Records =
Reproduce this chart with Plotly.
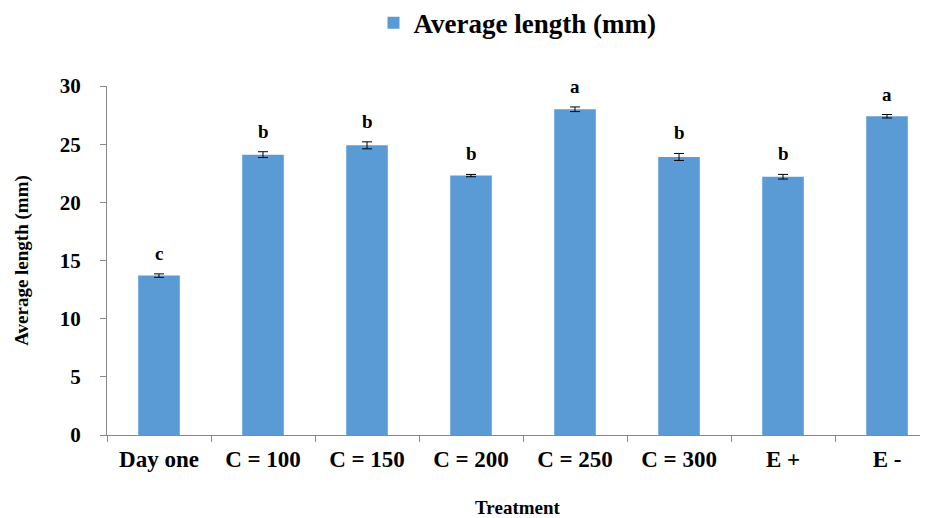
import plotly.graph_objects as go

categories = ["Day one", "C = 100", "C = 150", "C = 200", "C = 250", "C = 300", "E +", "E -"]
avg_length = [13.7, 24.1, 24.9, 22.3, 28.0, 23.9, 22.2, 27.4]
std_err = [0.15, 0.25, 0.3, 0.1, 0.2, 0.3, 0.2, 0.15]
letters = ["c", "b", "b", "b", "a", "b", "b", "a"]
y_ticks = [0, 5, 10, 15, 20, 25, 30]

FONT = "Liberation Serif, Times New Roman, serif"

fig = go.Figure()
fig.add_trace(go.Bar(
    x=categories, y=avg_length, name="<b>Average length (mm)</b>",
    marker=dict(color="#5B9BD5", line=dict(width=0)),
    width=0.4, showlegend=True,
    error_y=dict(type="data", array=std_err, color="black", thickness=1, width=5),
))

for c, v, e, l in zip(categories, avg_length, std_err, letters):
    fig.add_annotation(x=c, y=v + e, text=f"<b>{l}</b>", showarrow=False,
                       yanchor="bottom", yshift=8,
                       font=dict(family=FONT, size=19, color="black"))

# page has an 8px body margin: figure is sized/offset to fit the 928x518 window
fig.update_layout(
    width=920, height=510,
    margin=dict(l=99, r=0, t=78, b=81),
    paper_bgcolor="white", plot_bgcolor="white",
    font=dict(family=FONT, color="black"),
    showlegend=True,
    legend=dict(orientation="h", x=0.5, xanchor="center",
                yref="container", y=0.97, yanchor="middle",
                font=dict(family=FONT, size=27, color="black"),
                itemwidth=30),
    bargap=0.6,
)

fig.update_xaxes(
    range=[-0.5, 7.394], showline=True, linecolor="#888888", linewidth=1,
    ticks="outside", tickson="boundaries", ticklen=6, tickcolor="#888888",
    tickfont=dict(family=FONT, size=23, color="black"),
    ticklabelstandoff=3,
    tickvals=categories, ticktext=[f"<b>{c}</b>" for c in categories],
    title=dict(text="<b>Treatment</b>", font=dict(family=FONT, size=19, color="black"), standoff=33),
    showgrid=False,
)
fig.update_yaxes(
    range=[0, 30], showline=True, linecolor="#888888", linewidth=1,
    ticks="outside", ticklen=6, tickcolor="#888888",
    ticklabelstandoff=15,
    tickvals=y_ticks, ticktext=[f"<b>{t}</b>" for t in y_ticks],
    tickfont=dict(family=FONT, size=21, color="black"),
    title=dict(text="<b>Average length (mm)</b>", font=dict(family=FONT, size=19, color="black"), standoff=26),
    showgrid=False, zeroline=False,
)

fig.write_html("out.html")
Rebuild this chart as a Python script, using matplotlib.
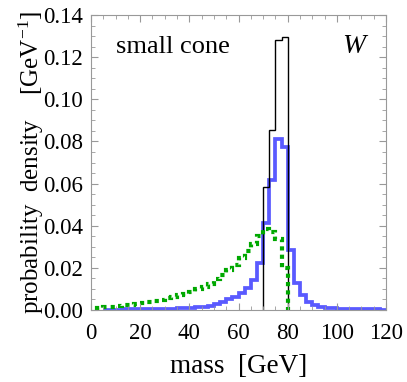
import numpy as np
import matplotlib.pyplot as plt
from matplotlib.ticker import MultipleLocator

# --- data (probability density per 2.5 GeV bin) ---
black_edges = [70, 72.5, 75, 77.5, 80]
black_vals = [0.0585, 0.0855, 0.1280, 0.1296]

blue_edges = np.arange(5, 122.5, 2.5)
blue_vals = [0.0002, 0.0002, 0.0002, 0.0003, 0.0003, 0.0003, 0.0004, 0.0004,
             0.0005, 0.0005, 0.0006, 0.0007, 0.0008, 0.0009,
             0.0011, 0.0013, 0.0016, 0.0021, 0.0028, 0.0040, 0.0051, 0.0063,
             0.0079, 0.0103, 0.0142, 0.0222, 0.0414, 0.0617, 0.0810, 0.0775,
             0.0285, 0.0127, 0.0072, 0.0040, 0.0024, 0.0016, 0.0011, 0.0008,
             0.0006, 0.0005, 0.0004, 0.0004, 0.0003, 0.0003, 0.0003, 0.0002]

green_edges = np.arange(2.5, 82.5, 2.5)
green_vals = [0.0010, 0.0012, 0.0015, 0.0018, 0.0022, 0.0026, 0.0030, 0.0034,
              0.0038, 0.0043, 0.0049, 0.0055, 0.0062, 0.0069, 0.0077, 0.0087,
              0.0098, 0.0110, 0.0125, 0.0145, 0.0165, 0.0190, 0.0215, 0.0245,
              0.0280, 0.0315, 0.0350, 0.0385, 0.0370, 0.0335, 0.0200]

x_ticks = [0, 20, 40, 60, 80, 100, 120]
y_ticks = [0.00, 0.02, 0.04, 0.06, 0.08, 0.10, 0.12, 0.14]

plt.rcParams['font.family'] = ['Liberation Serif', 'DejaVu Serif']
plt.rcParams['mathtext.fontset'] = 'custom'
plt.rcParams['mathtext.rm'] = 'Liberation Serif'
plt.rcParams['mathtext.it'] = 'Liberation Serif:italic'

fig = plt.figure(figsize=(4.07, 3.82), dpi=100)
ax = fig.add_axes([0.2236, 0.1885, 0.7248, 0.7722])

ax.stairs(blue_vals, blue_edges, color='#5a5aff', lw=2.7, baseline=0)
ax.stairs(black_vals, black_edges, color='black', lw=1.0, baseline=0)
ax.stairs(green_vals, green_edges, color='#00a800', lw=3.0,
          linestyle=(0, (1, 1)), baseline=0)

for p in ax.patches:
    p.set_capstyle('butt')

ax.set_xlim(0, 120)
ax.set_ylim(0, 0.14)
ax.set_xticks(x_ticks)
ax.set_yticks(y_ticks)
ax.set_yticklabels([f'{v:.2f}' for v in y_ticks])
ax.xaxis.set_minor_locator(MultipleLocator(5))
ax.yaxis.set_minor_locator(MultipleLocator(0.005))
ax.tick_params(which='both', direction='in', top=True, right=True,
               color='#999999', labelsize=16.5)
ax.tick_params(axis='x', which='both', pad=9.5)
ax.tick_params(axis='y', which='both', pad=5.5)
ax.tick_params(which='major', length=5, width=0.8)
ax.tick_params(which='minor', length=3, width=0.6)
for s in ax.spines.values():
    s.set_color('#999999')
    s.set_linewidth(0.8)

ax.set_xlabel('mass  [GeV]', fontsize=19.5, labelpad=7)
ax.set_ylabel('probability  density    [GeV$^{-1}$]', fontsize=18, labelpad=-2)

ax.text(0.085, 0.89, 'small cone', transform=ax.transAxes, fontsize=19,
        va='center', ha='left')
ax.text(0.89, 0.893, 'W', transform=ax.transAxes, fontsize=20,
        style='italic', va='center', ha='center')

fig.savefig('out.png', dpi=100)
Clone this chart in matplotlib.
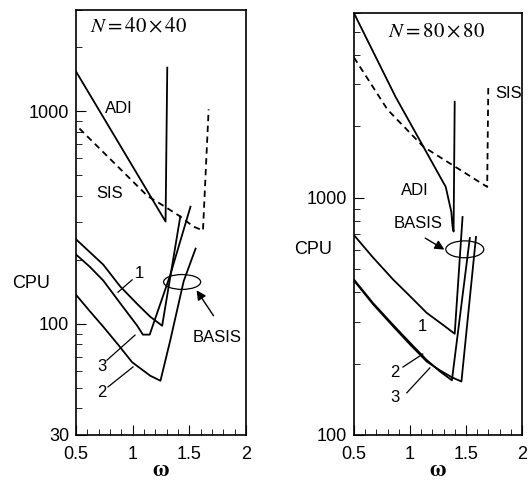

Task instructions = Copy the records above exactly. The pictures are not part of the copy.

Full response =
Reproduce this chart with Plotly.
import plotly.graph_objects as go

categories = ["Day one", "C = 100", "C = 150", "C = 200", "C = 250", "C = 300", "E +", "E -"]
avg_length = [13.7, 24.1, 24.9, 22.3, 28.0, 23.9, 22.2, 27.4]
std_err = [0.15, 0.25, 0.3, 0.1, 0.2, 0.3, 0.2, 0.15]
letters = ["c", "b", "b", "b", "a", "b", "b", "a"]
y_ticks = [0, 5, 10, 15, 20, 25, 30]

FONT = "Liberation Serif, Times New Roman, serif"

fig = go.Figure()
fig.add_trace(go.Bar(
    x=categories, y=avg_length, name="<b>Average length (mm)</b>",
    marker=dict(color="#5B9BD5", line=dict(width=0)),
    width=0.4, showlegend=True,
    error_y=dict(type="data", array=std_err, color="black", thickness=1, width=5),
))

for c, v, e, l in zip(categories, avg_length, std_err, letters):
    fig.add_annotation(x=c, y=v + e, text=f"<b>{l}</b>", showarrow=False,
                       yanchor="bottom", yshift=8,
                       font=dict(family=FONT, size=19, color="black"))

# page has an 8px body margin: figure is sized/offset to fit the 928x518 window
fig.update_layout(
    width=920, height=510,
    margin=dict(l=99, r=0, t=78, b=81),
    paper_bgcolor="white", plot_bgcolor="white",
    font=dict(family=FONT, color="black"),
    showlegend=True,
    legend=dict(orientation="h", x=0.5, xanchor="center",
                yref="container", y=0.97, yanchor="middle",
                font=dict(family=FONT, size=27, color="black"),
                itemwidth=30),
    bargap=0.6,
)

fig.update_xaxes(
    range=[-0.5, 7.394], showline=True, linecolor="#888888", linewidth=1,
    ticks="outside", tickson="boundaries", ticklen=6, tickcolor="#888888",
    tickfont=dict(family=FONT, size=23, color="black"),
    ticklabelstandoff=3,
    tickvals=categories, ticktext=[f"<b>{c}</b>" for c in categories],
    title=dict(text="<b>Treatment</b>", font=dict(family=FONT, size=19, color="black"), standoff=33),
    showgrid=False,
)
fig.update_yaxes(
    range=[0, 30], showline=True, linecolor="#888888", linewidth=1,
    ticks="outside", ticklen=6, tickcolor="#888888",
    ticklabelstandoff=15,
    tickvals=y_ticks, ticktext=[f"<b>{t}</b>" for t in y_ticks],
    tickfont=dict(family=FONT, size=21, color="black"),
    title=dict(text="<b>Average length (mm)</b>", font=dict(family=FONT, size=19, color="black"), standoff=26),
    showgrid=False, zeroline=False,
)

fig.write_html("out.html")
Rebuild this chart as a Python script, using matplotlib.
import numpy as np
import matplotlib.pyplot as plt
from matplotlib.ticker import MultipleLocator

# --- data (probability density per 2.5 GeV bin) ---
black_edges = [70, 72.5, 75, 77.5, 80]
black_vals = [0.0585, 0.0855, 0.1280, 0.1296]

blue_edges = np.arange(5, 122.5, 2.5)
blue_vals = [0.0002, 0.0002, 0.0002, 0.0003, 0.0003, 0.0003, 0.0004, 0.0004,
             0.0005, 0.0005, 0.0006, 0.0007, 0.0008, 0.0009,
             0.0011, 0.0013, 0.0016, 0.0021, 0.0028, 0.0040, 0.0051, 0.0063,
             0.0079, 0.0103, 0.0142, 0.0222, 0.0414, 0.0617, 0.0810, 0.0775,
             0.0285, 0.0127, 0.0072, 0.0040, 0.0024, 0.0016, 0.0011, 0.0008,
             0.0006, 0.0005, 0.0004, 0.0004, 0.0003, 0.0003, 0.0003, 0.0002]

green_edges = np.arange(2.5, 82.5, 2.5)
green_vals = [0.0010, 0.0012, 0.0015, 0.0018, 0.0022, 0.0026, 0.0030, 0.0034,
              0.0038, 0.0043, 0.0049, 0.0055, 0.0062, 0.0069, 0.0077, 0.0087,
              0.0098, 0.0110, 0.0125, 0.0145, 0.0165, 0.0190, 0.0215, 0.0245,
              0.0280, 0.0315, 0.0350, 0.0385, 0.0370, 0.0335, 0.0200]

x_ticks = [0, 20, 40, 60, 80, 100, 120]
y_ticks = [0.00, 0.02, 0.04, 0.06, 0.08, 0.10, 0.12, 0.14]

plt.rcParams['font.family'] = ['Liberation Serif', 'DejaVu Serif']
plt.rcParams['mathtext.fontset'] = 'custom'
plt.rcParams['mathtext.rm'] = 'Liberation Serif'
plt.rcParams['mathtext.it'] = 'Liberation Serif:italic'

fig = plt.figure(figsize=(4.07, 3.82), dpi=100)
ax = fig.add_axes([0.2236, 0.1885, 0.7248, 0.7722])

ax.stairs(blue_vals, blue_edges, color='#5a5aff', lw=2.7, baseline=0)
ax.stairs(black_vals, black_edges, color='black', lw=1.0, baseline=0)
ax.stairs(green_vals, green_edges, color='#00a800', lw=3.0,
          linestyle=(0, (1, 1)), baseline=0)

for p in ax.patches:
    p.set_capstyle('butt')

ax.set_xlim(0, 120)
ax.set_ylim(0, 0.14)
ax.set_xticks(x_ticks)
ax.set_yticks(y_ticks)
ax.set_yticklabels([f'{v:.2f}' for v in y_ticks])
ax.xaxis.set_minor_locator(MultipleLocator(5))
ax.yaxis.set_minor_locator(MultipleLocator(0.005))
ax.tick_params(which='both', direction='in', top=True, right=True,
               color='#999999', labelsize=16.5)
ax.tick_params(axis='x', which='both', pad=9.5)
ax.tick_params(axis='y', which='both', pad=5.5)
ax.tick_params(which='major', length=5, width=0.8)
ax.tick_params(which='minor', length=3, width=0.6)
for s in ax.spines.values():
    s.set_color('#999999')
    s.set_linewidth(0.8)

ax.set_xlabel('mass  [GeV]', fontsize=19.5, labelpad=7)
ax.set_ylabel('probability  density    [GeV$^{-1}$]', fontsize=18, labelpad=-2)

ax.text(0.085, 0.89, 'small cone', transform=ax.transAxes, fontsize=19,
        va='center', ha='left')
ax.text(0.89, 0.893, 'W', transform=ax.transAxes, fontsize=20,
        style='italic', va='center', ha='center')

fig.savefig('out.png', dpi=100)
Clone this chart in matplotlib.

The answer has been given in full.